Lastly we compute the clusterList.
After that, we start uploads of clusterList and clusterListIndex to device memory.
We first zero out scores from previous run, in parallel with data transfer of clusterList and clusterListIndex.
After that we start computing the scores. We try to give each rank roughly the same complexity of clusters to compute, so that the work is balanced.
We just take the total complexity and divide it equally between ranks and then search which cluster is the first that the current rank should compute.
THere are two types of clusters, small, where multiple clusters may be processed by the same kernel to lower the amount of kernels we need to start if there are many continuous small clusters. It would be even better if we ordered clusters by size, but that is not currently implemented.
Big clusters is a cluster that may be computed by multiple kernels. We need to compute distance of each image in the cluster to each other image in the cluster. Each image can be processed in parallel, but even computation of a single image can be split into multiple parallel tasks, where each task takes part of the whole cluster and computes the distance to the given image.
If first clsuter of for a rank falls into a small cluster, then it starts on the following cluster. If it falls into a big cluster, it computes the part of the big cluster.
The cutoff between small and big cluster is given in their complexity and is given as a command line parameter.
Runnig small cluster kernels is easy, basically the same as assignments. For big cluster, we have a problem that multiple clusters can be computing a value of a single image, which they synchronize using aotmic operations. We use events inserted after the kernels computing the same cluster and before the memory transfer to postpone the transfer after the cluster computation is finished.
During the computation, for each rank we track the start cluster, end cluster, start source, end source (where source is source image). We use these values later to exchange results between ranks.
After the score computation is finished, we use two Allgather calls to exchange data. First distributes which clusters were computed by each rank. We us asynchronous communication here, as we are computing the lowest score of the clusters that were processed by the current rank.
Once we have minimal scores for each of the clusters or parts of cluster which were processed by the current rank and we know the number of clusters processed by each rank, we can exchange this information with all other ranks using another Allgather call. This allows us to minimize the transfered information, as we only share two numbers for each cluster + at most 2 numbers for each rank. From this data, each rank computes the new medoids.
We have finished an iteration.
There are two CUDA functions for computing scores. One is for big clusters, one for small. They are very similiar, even with the Assignment function they are derived from.
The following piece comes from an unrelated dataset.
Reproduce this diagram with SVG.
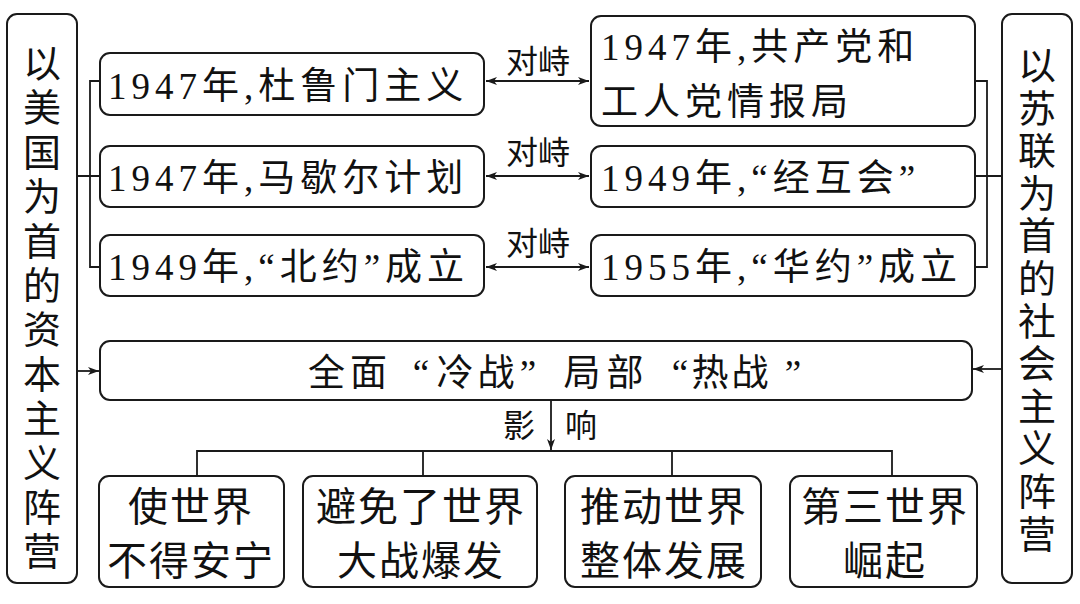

They also copy number of source signatures to shared memory, precompute their self similarities and then go through a list of signatures, here rest of the cluster/part of the cluster, where they load each signature to shared memory, precompute self similarity and then go through source signatures in sequence, computing other similarity and adding them all to compute the score or partial score of the given source signature.
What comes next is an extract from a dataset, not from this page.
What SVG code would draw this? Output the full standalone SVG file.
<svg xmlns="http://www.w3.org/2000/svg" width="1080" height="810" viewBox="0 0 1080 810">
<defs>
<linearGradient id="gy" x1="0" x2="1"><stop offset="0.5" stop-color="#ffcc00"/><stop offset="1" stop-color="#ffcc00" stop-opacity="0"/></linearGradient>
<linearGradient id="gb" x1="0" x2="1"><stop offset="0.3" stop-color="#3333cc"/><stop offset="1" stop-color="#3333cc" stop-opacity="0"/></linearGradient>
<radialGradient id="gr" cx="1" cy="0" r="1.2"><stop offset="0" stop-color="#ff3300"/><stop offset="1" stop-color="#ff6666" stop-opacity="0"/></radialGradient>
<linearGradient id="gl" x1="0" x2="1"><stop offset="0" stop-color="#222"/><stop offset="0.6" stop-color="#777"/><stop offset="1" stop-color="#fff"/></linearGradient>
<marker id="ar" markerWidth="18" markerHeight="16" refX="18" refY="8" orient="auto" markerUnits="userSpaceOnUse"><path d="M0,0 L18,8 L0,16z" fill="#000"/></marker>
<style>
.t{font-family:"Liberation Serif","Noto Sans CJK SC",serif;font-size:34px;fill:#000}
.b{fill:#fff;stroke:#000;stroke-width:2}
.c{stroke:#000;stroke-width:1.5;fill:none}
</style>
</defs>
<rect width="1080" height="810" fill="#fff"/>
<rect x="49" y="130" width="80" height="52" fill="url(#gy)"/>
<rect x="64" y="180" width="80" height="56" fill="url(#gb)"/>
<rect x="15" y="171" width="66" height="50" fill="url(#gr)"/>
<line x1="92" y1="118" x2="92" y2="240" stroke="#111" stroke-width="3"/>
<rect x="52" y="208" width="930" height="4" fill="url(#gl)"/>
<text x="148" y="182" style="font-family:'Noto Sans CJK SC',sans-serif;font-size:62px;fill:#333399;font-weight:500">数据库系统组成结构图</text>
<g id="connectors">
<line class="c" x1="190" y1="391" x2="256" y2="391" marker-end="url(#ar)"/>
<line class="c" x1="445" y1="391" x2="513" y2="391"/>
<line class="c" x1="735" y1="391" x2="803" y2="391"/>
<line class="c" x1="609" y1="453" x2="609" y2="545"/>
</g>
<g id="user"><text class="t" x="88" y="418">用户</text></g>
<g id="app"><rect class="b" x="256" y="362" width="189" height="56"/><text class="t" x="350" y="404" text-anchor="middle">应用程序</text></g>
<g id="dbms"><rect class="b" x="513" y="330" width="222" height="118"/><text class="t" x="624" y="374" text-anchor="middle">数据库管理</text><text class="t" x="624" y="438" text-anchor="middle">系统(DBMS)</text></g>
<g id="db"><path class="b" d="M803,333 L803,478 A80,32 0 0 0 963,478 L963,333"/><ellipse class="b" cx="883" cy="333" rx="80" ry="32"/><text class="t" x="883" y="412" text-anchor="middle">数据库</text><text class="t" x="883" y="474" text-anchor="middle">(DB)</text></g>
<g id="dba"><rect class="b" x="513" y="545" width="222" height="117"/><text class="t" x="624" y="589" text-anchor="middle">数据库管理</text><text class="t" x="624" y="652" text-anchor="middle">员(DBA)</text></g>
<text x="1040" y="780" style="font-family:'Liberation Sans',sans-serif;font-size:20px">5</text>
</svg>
After we go through the whole target list, we atomicly update the scores in global memory.
For small clusters, the only difference is that we have some additional logic to go only through the source nodes which are from the same cluster as the target node. As the clusters are in increasing order, this is very easy, just moving two indexes along the source node array.
In both of these, the range of source signatures and target signatures they go through is given in terms of clusterList, where each cluster is represented as continuous sequence of indexes.
All host memory that is ever used for transfering data between host and device memory is allocated as pinned. This includes the following:
- two arrays for medoids (two allow us to compare if the current iteration changed anything)
- assignments
- scores
- clusterList
- clusterListIndex
the total size is (3*number of images in dataset) + (3* number of clusters), which is not that bad.